After opening its new exhibition space with a successful show curated by Mexican curator, collector and director of Colección/Fundación Jumex Patrick Charpenel, last September, Nara Roesler gallery continues to develop activities at Roesler Hotel – a curatorial project aimed at promoting dialogue between Brazil and the world’s visual arts community – with the participation of today’s most internationally renowned Brazilian artists. Vik Muniz, the second guest of the series, is the curator of the group show entitled Buzz, which is entirely dedicated to Op-Art (optical art). The exhibition will open on December 1st 2012 and close on February 23rd, 2013. The paulista artist, who has curated exhibitions for the Museum of Modern Art (MoMA) and the Metropolitan, both in New York, as well as for the Museé d'Orsay, in Paris, has already confirmed in the exhibition works by Brazilian artists Abraham Palatnik and Israel Pedrosa, by British artist Bridget Riley and by French artist François Morellet – who are one of the most well-known optical artists and whose concept is based on the distortion of the spectator’s visual perception. The selection includes works by young artists, such as Fred Tomaselli, Olafur Eliasson, Tauba Auerbach, Wayne Gonzales, and Yayoi Kusama in the exhibition catalogue, which consists of over fifty works. The full list will be announced in the coming weeks.

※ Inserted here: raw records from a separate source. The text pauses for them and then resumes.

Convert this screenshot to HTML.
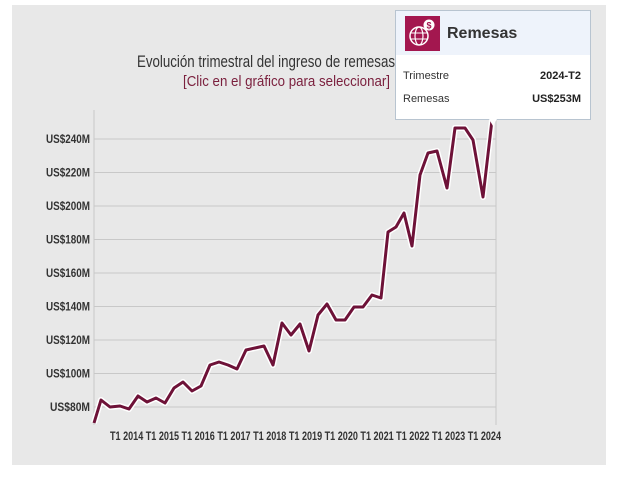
<!DOCTYPE html>
<html><head><meta charset="utf-8"><style>
body{margin:0;background:#fff;width:622px;height:474px;overflow:hidden;font-family:"Liberation Sans",sans-serif}
</style></head><body>
<svg width="622" height="474" xmlns="http://www.w3.org/2000/svg" font-family="Liberation Sans, sans-serif">
<rect x="12" y="5" width="594" height="460" fill="#e8e8e8"/>
<text x="137" y="67" font-size="17" fill="#333" textLength="258" lengthAdjust="spacingAndGlyphs">Evolución trimestral del ingreso de remesas</text>
<text x="183" y="86" font-size="15" fill="#7a1f3d" textLength="207" lengthAdjust="spacingAndGlyphs">[Clic en el gráfico para seleccionar]</text>
<g stroke="#c8c8c8" stroke-width="1">
<line x1="94" y1="139" x2="496" y2="139"/><line x1="94" y1="172.5" x2="496" y2="172.5"/>
<line x1="94" y1="206" x2="496" y2="206"/><line x1="94" y1="239.5" x2="496" y2="239.5"/>
<line x1="94" y1="273" x2="496" y2="273"/><line x1="94" y1="306.5" x2="496" y2="306.5"/>
<line x1="94" y1="340" x2="496" y2="340"/><line x1="94" y1="373.5" x2="496" y2="373.5"/>
<line x1="94" y1="407" x2="496" y2="407"/>
<line x1="94" y1="110" x2="94" y2="425"/><line x1="496" y1="110" x2="496" y2="425"/>
</g>
<g font-size="12" fill="#333" text-anchor="end" font-weight="bold">
<text x="90" y="143" textLength="44" lengthAdjust="spacingAndGlyphs">US$240M</text>
<text x="90" y="176.5" textLength="44" lengthAdjust="spacingAndGlyphs">US$220M</text>
<text x="90" y="210" textLength="44" lengthAdjust="spacingAndGlyphs">US$200M</text>
<text x="90" y="243.5" textLength="44" lengthAdjust="spacingAndGlyphs">US$180M</text>
<text x="90" y="277" textLength="44" lengthAdjust="spacingAndGlyphs">US$160M</text>
<text x="90" y="310.5" textLength="44" lengthAdjust="spacingAndGlyphs">US$140M</text>
<text x="90" y="344" textLength="44" lengthAdjust="spacingAndGlyphs">US$120M</text>
<text x="90" y="377.5" textLength="44" lengthAdjust="spacingAndGlyphs">US$100M</text>
<text x="90" y="411" textLength="40" lengthAdjust="spacingAndGlyphs">US$80M</text>
</g>
<text x="110" y="440" font-size="12" font-weight="bold" fill="#333" textLength="391" lengthAdjust="spacingAndGlyphs">T1 2014 T1 2015 T1 2016 T1 2017 T1 2018 T1 2019 T1 2020 T1 2021 T1 2022 T1 2023 T1 2024</text>
<polyline fill="none" stroke="#fff" stroke-width="6" stroke-linejoin="round" points="94,423 101,400 110,407 120,406 129,409 138,396 147,402 156,398 165,403 174,388 183,382 192,391 201,386 210,365 219,362 228,365 237,369 246,350 255,348 264,346 273,365 282,323 291,335 300,324 309,351 318,315 327,304 336,320 345,320 354,307 363,307 372,295 381,298 388,232 396,227 404,213 412,246 420,175 428,153 437,151 447,188 455,128 465,128 473,140 483,197 492,120"/>
<polyline fill="none" stroke="#6e1238" stroke-width="3" stroke-linejoin="round" points="94,423 101,400 110,407 120,406 129,409 138,396 147,402 156,398 165,403 174,388 183,382 192,391 201,386 210,365 219,362 228,365 237,369 246,350 255,348 264,346 273,365 282,323 291,335 300,324 309,351 318,315 327,304 336,320 345,320 354,307 363,307 372,295 381,298 388,232 396,227 404,213 412,246 420,175 428,153 437,151 447,188 455,128 465,128 473,140 483,197 492,120"/>
<rect x="395.5" y="10.5" width="195" height="109" fill="#fff" stroke="#b8c4d0"/>
<rect x="396" y="11" width="194" height="44" fill="#eef3fb"/>
<path d="M489,119 L493,126 L497,119 Z" fill="#fff"/>
<rect x="405" y="16" width="35" height="35" fill="#a3174f"/>
<circle cx="419" cy="36" r="9" fill="none" stroke="#fff" stroke-width="1.5"/>
<ellipse cx="419" cy="36" rx="4" ry="9" fill="none" stroke="#fff" stroke-width="1.2"/>
<line x1="410" y1="33" x2="428" y2="33" stroke="#fff"/><line x1="410" y1="39" x2="428" y2="39" stroke="#fff"/>
<circle cx="429" cy="25" r="5.5" fill="#fff"/><text x="429" y="28.5" font-size="9" font-weight="bold" fill="#a3174f" text-anchor="middle">$</text>
<text x="447" y="38" font-size="16" font-weight="bold" fill="#333">Remesas</text>
<text x="403" y="79" font-size="11" fill="#333">Trimestre</text>
<text x="581" y="79" font-size="11" font-weight="bold" fill="#222" text-anchor="end">2024-T2</text>
<text x="403" y="102" font-size="11" fill="#333">Remesas</text>
<text x="581" y="102" font-size="11" font-weight="bold" fill="#222" text-anchor="end">US$253M</text>
</svg>
</body></html>
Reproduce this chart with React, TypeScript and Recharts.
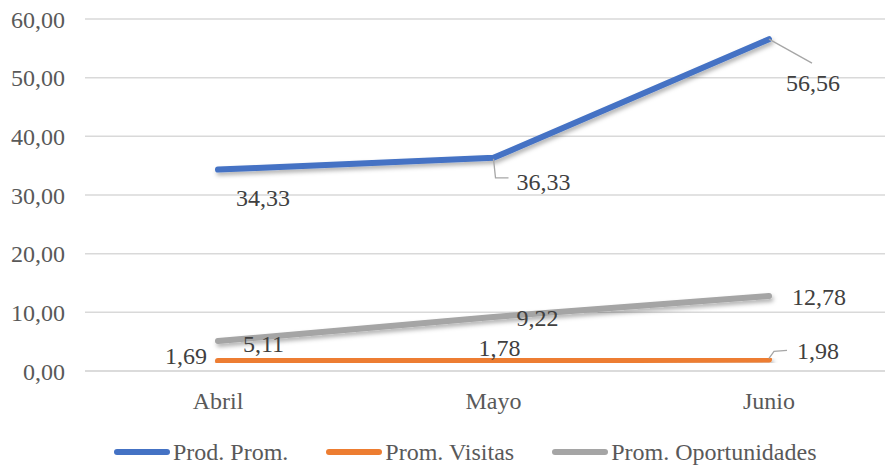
import React from "react";
import { LineChart, Line, XAxis, YAxis, CartesianGrid, Legend, LabelList } from "recharts";

const months = ["Abril", "Mayo", "Junio"];
const prodProm = [34.33, 36.33, 56.56];
const promVisitas = [1.69, 1.78, 1.98];
const promOportunidades = [5.11, 9.22, 12.78];
const yTicks = [0, 10, 20, 30, 40, 50, 60];

const data = months.map((m, i) => ({
  month: m,
  prod: prodProm[i],
  visitas: promVisitas[i],
  oport: promOportunidades[i],
}));

const FONT = "Liberation Serif";
const FS = 24;
const fmt = (v: number) => v.toFixed(2).replace(".", ",");

type LabelCfg = { dx: number; dy: number; anchor: "start" | "end" | "middle"; leader?: number[][] };

const prodLabels: LabelCfg[] = [
  { dx: 18, dy: 28, anchor: "start" },
  { dx: 23, dy: 24, anchor: "start", leader: [[0, 1], [2, 20], [15, 20]] },
  { dx: 17, dy: 44, anchor: "start", leader: [[0, 0], [43, 24]] },
];
const visitasLabels: LabelCfg[] = [
  { dx: -11, dy: -5, anchor: "end" },
  { dx: -15, dy: -13, anchor: "start" },
  { dx: 28, dy: -8, anchor: "start", leader: [[0, -1], [5, -8], [18, -9]] },
];
const oportLabels: LabelCfg[] = [
  { dx: 25, dy: 3, anchor: "start" },
  { dx: 23, dy: 1, anchor: "start" },
  { dx: 23, dy: 1, anchor: "start" },
];

const makeLabel = (cfg: LabelCfg[]) => (props: any) => {
  const { x, y, value, index } = props;
  const c = cfg[index];
  if (!c) return null;
  return (
    <g key={`l-${index}`}>
      {c.leader && (
        <polyline
          points={c.leader.map((p) => `${x + p[0]},${y + p[1]}`).join(" ")}
          fill="none"
          stroke="#A6A6A6"
          strokeWidth={1.3}
        />
      )}
      <text
        x={x + c.dx}
        y={y + c.dy}
        textAnchor={c.anchor}
        dominantBaseline="central"
        fontSize={FS}
        fill="#404040"
      >
        {fmt(value)}
      </text>
    </g>
  );
};

const legendItems = [
  { name: "Prod. Prom.", color: "#4472C4" },
  { name: "Prom. Visitas", color: "#ED7D31" },
  { name: "Prom. Oportunidades", color: "#A5A5A5" },
];

const renderLegend = () => (
  <div
    style={{
      display: "flex",
      alignItems: "center",
      paddingLeft: 113,
      paddingTop: 16,
      fontSize: FS,
      color: "#595959",
      lineHeight: "26px",
    }}
  >
    {legendItems.map((it, i) => (
      <div key={it.name} style={{ display: "flex", alignItems: "center", marginRight: i < 2 ? 37 : 0 }}>
        <svg width={58} height={10} style={{ marginRight: 2 }}>
          <line x1={4} y1={5} x2={54} y2={5} stroke={it.color} strokeWidth={6} strokeLinecap="round" />
        </svg>
        <span>{it.name}</span>
      </div>
    ))}
  </div>
);

const tickStyle = { fontSize: FS, fill: "#595959" };

const css = `
html body #root #chartbox, html body #root #chartbox *, html body #root #chartbox svg text, html body #root #chartbox svg tspan {
  font-family: "Liberation Serif", "Times New Roman", serif !important;
}
`;

export default function App() {
  return (
    <div id="chartbox" style={{ position: "absolute", left: 0, top: 0, width: 889, height: 465, background: "#fff" }}>
      <style>{css}</style>
      <LineChart width={889} height={465} data={data} margin={{ top: 19, right: 4, left: 0, bottom: 0 }}>
        <defs>
          <filter id="shadow" x="-10%" y="-50%" width="130%" height="250%">
            <feDropShadow dx="1.5" dy="3" stdDeviation="2" floodColor="#000" floodOpacity="0.3" />
          </filter>
        </defs>
        <CartesianGrid vertical={false} stroke="#D9D9D9" strokeWidth={1.5} />
        <XAxis
          dataKey="month"
          padding={{ left: 133, right: 116 }}
          axisLine={{ stroke: "#D9D9D9", strokeWidth: 1.5 }}
          tickLine={false}
          tickMargin={15}
          height={52}
          tick={tickStyle}
        />
        <YAxis
          domain={[0, 60]}
          ticks={yTicks}
          tickFormatter={fmt}
          axisLine={false}
          tickLine={false}
          width={85}
          tickMargin={14}
          tick={tickStyle}
        />
        <Legend verticalAlign="bottom" height={42} content={renderLegend} />
        <Line
          dataKey="prod"
          stroke="#4472C4"
          strokeWidth={6}
          strokeLinecap="round"
          strokeLinejoin="round"
          dot={false}
          activeDot={false}
          filter="url(#shadow)"
          isAnimationActive={false}
        >
          <LabelList dataKey="prod" content={makeLabel(prodLabels)} />
        </Line>
        <Line
          dataKey="visitas"
          stroke="#ED7D31"
          strokeWidth={6}
          strokeLinecap="round"
          strokeLinejoin="round"
          dot={false}
          activeDot={false}
          filter="url(#shadow)"
          isAnimationActive={false}
        >
          <LabelList dataKey="visitas" content={makeLabel(visitasLabels)} />
        </Line>
        <Line
          dataKey="oport"
          stroke="#A5A5A5"
          strokeWidth={6}
          strokeLinecap="round"
          strokeLinejoin="round"
          dot={false}
          activeDot={false}
          filter="url(#shadow)"
          isAnimationActive={false}
        >
          <LabelList dataKey="oport" content={makeLabel(oportLabels)} />
        </Line>
      </LineChart>
    </div>
  );
}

"I am extremely fascinated by the perceptual aspect of art. I have always wanted to work on an Op-Art show," said Muniz, who since August, in the search for new ties with the art market and for an environment that would welcome his polyvalence, is represented by Nara Roesler gallery, a prestigious institutions with over 20 years in the market and a portfolio that gathers nearly 30 renowned Brazilian and foreign names in contemporary art.
Almost fifty years after the opening of the exhibition The Responsive Eye, at MoMA, in New York, the paradigm involving the importance of Op-Art in modern art history remains. In that 1965 innovative exhibition the public had its first meaningful contact with the project created by Bill Seitz – the visionary defender of abstraction. The show, even though discredited by art critic Clement Greenberg and by artist Donald Judd, was a huge success among the general public.
The democratic and unpretentious features of that style resulted in a huge success that silenced the voices of critics who considered it an inferior form of art. The Buzz exhibition shows the influence Op-Art had on the generations that came after it fell in obscurity and its renewed relevance in a context where the mediatic atmosphere is dominated by the discourse of both science and the consumption of images.
“In a world where the subjective roles of both the critic and the editor have been pulverized and the growing democracy of representations has been encouraging a greater appetite for the evidence of the phenomenon itself, Op-Art may become the indicator of a new state of aesthetic evolution, which would be both more instinctively connected to its technological concept and emancipated from the tyranny of critical evaluation”, said the artist.